The Financial Times and Bloomberg have linked Nike with the unidentified "Sportswear Company A" and "Sportswear Company E," who are listed in the indictments. (The nomenclature is confusing but text of the two separate indictments describes A and E as if they were the same company.)
Those indictments claim the sportswear company, with the help of a mediator - Brazil-based sports marketing company Traffic Group - signed a 10-year, $160 million deal in 1996 with Brazil's national football federation CBF to sponsor the Brazilian national football team. Nike signed its long-running partnership with the Brazilian football team in the same year.
Traffic Group has not yet responded to a request for comment from Business Insider.
The indictment says a high-ranking official from CBF and Traffic Group siphoned off millions of dollars from the deal for themselves in bribes and kickbacks.
It also alleges the sportswear company paid $40 million to Traffic via an affiliate with a Swiss bank account. That, on the surface of it, seems strange. Why pay into an off-shore account - especially in Switzerland, where banks do not share customer information with governments of other countries?

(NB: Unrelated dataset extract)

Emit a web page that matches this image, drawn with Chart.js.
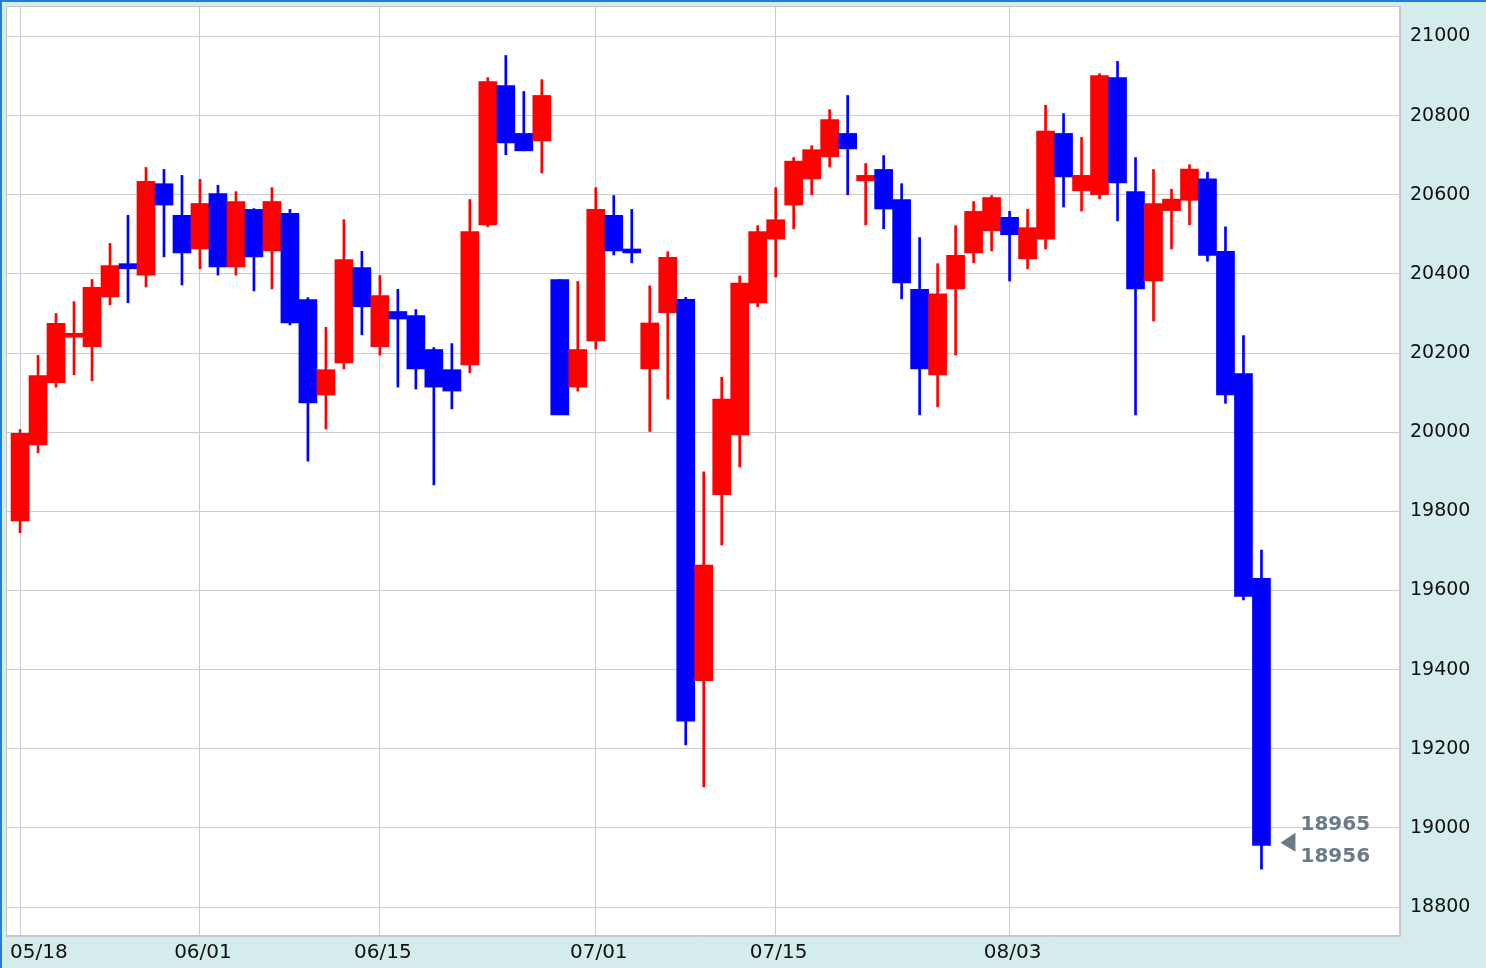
<!DOCTYPE html>
<html>
<head>
<meta charset="utf-8">
<title>Candlestick chart</title>
<script src="https://cdn.jsdelivr.net/npm/chart.js@4.4.1/dist/chart.umd.min.js"></script>
<style>
  html, body { margin: 0; padding: 0; background: #d4ecec; }
  canvas { display: block; }
</style>
</head>
<body>
<canvas id="priceChart" width="1486" height="968"></canvas>
<script>
// Daily candles (trading dates)
const dates = [
  "05/18", "05/19", "05/20", "05/21", "05/22", "05/25", "05/26", "05/27", "05/28", "05/29",
  "06/01", "06/02", "06/03", "06/04", "06/05", "06/08", "06/09", "06/10", "06/11", "06/12",
  "06/15", "06/16", "06/17", "06/18", "06/19", "06/22", "06/23", "06/24", "06/25", "06/26",
  "06/29", "06/30", "07/01", "07/02", "07/03", "07/06", "07/07", "07/08", "07/09", "07/10",
  "07/13", "07/14", "07/15", "07/16", "07/17", "07/20", "07/21", "07/22", "07/23", "07/24",
  "07/27", "07/28", "07/29", "07/30", "07/31", "08/03", "08/04", "08/05", "08/06", "08/07",
  "08/10", "08/11", "08/12", "08/13", "08/14", "08/17", "08/18", "08/19", "08/20", "08/21",
];

const openPrices = [
  19776, 19968, 20125, 20240, 20216, 20342, 20426, 20397, 20628, 20548,
  20463, 20603, 20418, 20563, 20458, 20553, 20335, 20094, 20175, 20416,
  20216, 20305, 20295, 20209, 20158, 20170, 20524, 20876, 20755, 20736,
  20386, 20114, 20231, 20548, 20463, 20160, 20302, 20336, 19372, 19842,
  19993, 20327, 20488, 20574, 20640, 20696, 20755, 20635, 20664, 20588,
  20361, 20145, 20362, 20453, 20509, 20543, 20438, 20488, 20755, 20610,
  20600, 20896, 20608, 20382, 20560, 20586, 20640, 20457, 20148, 19631,
];

const highPrices = [
  20007, 20194, 20300, 20330, 20386, 20477, 20548, 20669, 20664, 20649,
  20639, 20624, 20608, 20565, 20618, 20563, 20340, 20265, 20537, 20457,
  20396, 20361, 20310, 20214, 20224, 20588, 20896, 20952, 20861, 20891,
  20386, 20381, 20618, 20598, 20563, 20370, 20456, 20341, 19900, 20139,
  20395, 20522, 20618, 20694, 20724, 20815, 20851, 20679, 20699, 20628,
  20492, 20426, 20522, 20583, 20598, 20558, 20563, 20826, 20805, 20745,
  20906, 20937, 20694, 20664, 20614, 20676, 20657, 20519, 20244, 19702,
];

const lowPrices = [
  19746, 19948, 20114, 20145, 20130, 20322, 20327, 20367, 20443, 20372,
  20413, 20397, 20397, 20357, 20362, 20271, 19927, 20008, 20160, 20246,
  20195, 20114, 20109, 19867, 20059, 20150, 20519, 20701, 20711, 20655,
  20044, 20104, 20210, 20448, 20428, 20002, 20084, 19210, 19104, 19715,
  19912, 20317, 20392, 20514, 20600, 20670, 20600, 20524, 20514, 20337,
  20044, 20064, 20195, 20428, 20458, 20382, 20413, 20463, 20569, 20559,
  20590, 20534, 20044, 20281, 20463, 20524, 20432, 20073, 19576, 18896,
];

const closePrices = [
  19997, 20143, 20275, 20250, 20366, 20421, 20413, 20634, 20574, 20453,
  20578, 20418, 20583, 20443, 20583, 20276, 20074, 20158, 20436, 20317,
  20345, 20286, 20160, 20114, 20104, 20507, 20886, 20731, 20711, 20851,
  20044, 20209, 20563, 20458, 20453, 20276, 20442, 19270, 19664, 20084,
  20377, 20507, 20537, 20685, 20714, 20790, 20716, 20649, 20564, 20377,
  20160, 20350, 20447, 20558, 20593, 20499, 20517, 20761, 20645, 20649,
  20901, 20630, 20362, 20578, 20589, 20665, 20447, 20094, 19585, 18956,
];

// Axis labels
const dateTicks = ["05/18", "06/01", "06/15", "07/01", "07/15", "08/03"];
const priceTicks = [18800, 19000, 19200, 19400, 19600, 19800, 20000, 20200, 20400, 20600, 20800, 21000];

// Latest quotes shown next to the last candle
const lastQuotes = [18965, 18956];

const UP_COLOR = "#ff0000";
const DOWN_COLOR = "#0000ff";
const GRID_COLOR = "#cccccc";
const FONT = "DejaVu Sans";

// Build floating bar data: bodies (open/close) and wicks (low/high)
const bodyData = dates.map((d, i) => ({ x: i, y: [openPrices[i], closePrices[i]] }));
const wickData = dates.map((d, i) => ({ x: i, y: [lowPrices[i], highPrices[i]] }));
const candleColors = dates.map((d, i) =>
  closePrices[i] >= openPrices[i] ? UP_COLOR : DOWN_COLOR
);

// Background, frame, date labels and last price marker
const framePlugin = {
  id: "frame",
  beforeDraw(chart) {
    const { ctx, chartArea: a, width, height } = chart;
    ctx.save();
    ctx.fillStyle = "#d4ecec";
    ctx.fillRect(0, 0, width, height);
    ctx.fillStyle = "#1b7fe3";
    ctx.fillRect(0, 0, width, 2);
    ctx.fillRect(0, 0, 2, height);
    ctx.fillStyle = "#ffffff";
    ctx.fillRect(a.left, a.top, a.right - a.left, a.bottom - a.top);
    ctx.restore();
  },
  afterDraw(chart) {
    const { ctx, chartArea: a } = chart;
    const xScale = chart.scales.x;
    const yScale = chart.scales.y;
    ctx.save();

    // Plot border
    ctx.strokeStyle = "#c8c8c8";
    ctx.lineWidth = 1;
    ctx.strokeRect(Math.round(a.left) + 0.5, Math.round(a.top) + 0.5,
      Math.round(a.right - a.left) - 1, Math.round(a.bottom - a.top) - 1);

    // Date labels under the plot
    ctx.font = "20px '" + FONT + "'";
    ctx.fillStyle = "#111111";
    ctx.textBaseline = "middle";
    ctx.textAlign = "left";
    dateTicks.forEach((label) => {
      const px = xScale.getPixelForValue(dates.indexOf(label)) + 3;
      const w = ctx.measureText(label).width;
      const left = Math.max(10, px - w / 2);
      ctx.fillText(label, left, a.bottom + 17);
    });

    // Last price marker
    const last = dates.length - 1;
    const lx = xScale.getPixelForValue(last);
    const ly = yScale.getPixelForValue(lastQuotes[0]);
    ctx.fillStyle = "#6b7a89";
    ctx.beginPath();
    ctx.moveTo(lx + 19, ly + 1);
    ctx.lineTo(lx + 34, ly - 9);
    ctx.lineTo(lx + 34, ly + 10);
    ctx.closePath();
    ctx.fill();
    ctx.font = "bold 20px '" + FONT + "'";
    ctx.fillText(String(lastQuotes[0]), lx + 39, ly - 17);
    ctx.fillText(String(lastQuotes[1]), lx + 39, ly + 15);

    ctx.restore();
  },
};

const priceCtx = document.getElementById("priceChart").getContext("2d");
const priceChart = new Chart(priceCtx, {
  type: "bar",
  data: {
    datasets: [
      {
        label: "Body",
        data: bodyData,
        backgroundColor: candleColors,
        barThickness: 18,
        grouped: false,
        borderWidth: 0,
      },
      {
        label: "Wick",
        data: wickData,
        backgroundColor: candleColors,
        barThickness: 2,
        grouped: false,
        borderWidth: 0,
      },
    ],
  },
  options: {
    responsive: false,
    animation: false,
    devicePixelRatio: 1,
    events: [],
    layout: {
      padding: { top: 6, left: 6, bottom: 32, right: 0 },
    },
    plugins: {
      legend: { display: false },
      tooltip: { enabled: false },
    },
    scales: {
      x: {
        type: "linear",
        offset: false,
        min: -0.78,
        max: 76.7,
        afterBuildTicks: (scale) => {
          scale.ticks = dateTicks.map((t) => ({ value: dates.indexOf(t) }));
        },
        afterFit: (scale) => {
          scale.paddingLeft = 0;
          scale.paddingRight = 0;
        },
        ticks: { display: false },
        grid: { color: GRID_COLOR, drawTicks: false, offset: false },
        border: { color: "#c8c8c8" },
      },
      y: {
        position: "right",
        min: 18727,
        max: 21077,
        afterBuildTicks: (scale) => {
          scale.ticks = priceTicks.map((v) => ({ value: v }));
        },
        afterFit: (scale) => {
          scale.width = 86;
          scale.paddingTop = 0;
          scale.paddingBottom = 0;
        },
        ticks: {
          padding: 10,
          color: "#111111",
          font: { family: FONT, size: 19 },
          callback: (v) => String(v),
        },
        grid: { color: GRID_COLOR, drawTicks: false },
        border: { color: "#c8c8c8" },
      },
    },
  },
  plugins: [framePlugin],
});
</script>
</body>
</html>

Again, there's nothing to suggest any wrongdoing on the sportswear company's behalf. But it is odd.
The indictment doesn't name Nike. Nor does it accuse Nike of any wrongdoing.
However, worryingly for executives at the sportswear company's headquarters in Oregon, it does pull Nike into the ever-changing, murky FIFA scandal.
Nike has not responded to a request for comment from Business Insider. However, the company told The Financial Times: "The charging documents unsealed yesterday in Brooklyn do not allege that Nike engaged in criminal conduct. There is no allegation in the charging documents that any Nike employee was aware of or knowingly participated in any bribery or kickback scheme."
Here's what happened, according to the indictment:
- 1994: The Brazilian national football team lifts the World Cup in the USA. At around the same time, a representative from Sportswear Company E approaches CBF to see if it would be interested in sponsorship. At the time, the Brazilian team was sponsored by Umbro.
- An unidentified high-ranking CONMEBOL (the South American Football Federation) and CBF official, and the founder of Traffic Group José Hawilla (who in December of last year waived indictment and pleaded guilty to charges of racketeering conspiracy, wire fraud conspiracy, money laundering conspiracy, and obstruction of justice), began negotiations with Sportswear Company E.
- 1996: Discussions finally closed in New York. On July 11, a contract for a $160 million, 10-year deal was signed between the high-ranking CBF official, Hawilla on behalf of Traffic Brazil, and four members of Sportswear Company E. The sportswear company became a co-sponsor and exclusive footwear apparel, accessories, and equipment supplier.
- As part of the agreement CBF remitted a percentage of the value of the payments it received from the sportswear company to Traffic Brazil.
- Sportswear Company E also agreed to pay an affiliate of Traffic with a Swiss bank account an additional $40 million in compensation, on top of the $160 million it was obligated to pay to CBF.
- 1996-1999 Over this period, Traffic invoiced the sportswear company directly for $30 million in payments.
- An executive from Traffic "agreed to pay and did pay" the high-ranking official from CBF half of the money he made from the sponsorship deal, "totaling in the millions of dollars, as a bribe and kickback."
- 2002 The parties terminated the agreement before the end of the 10-year term.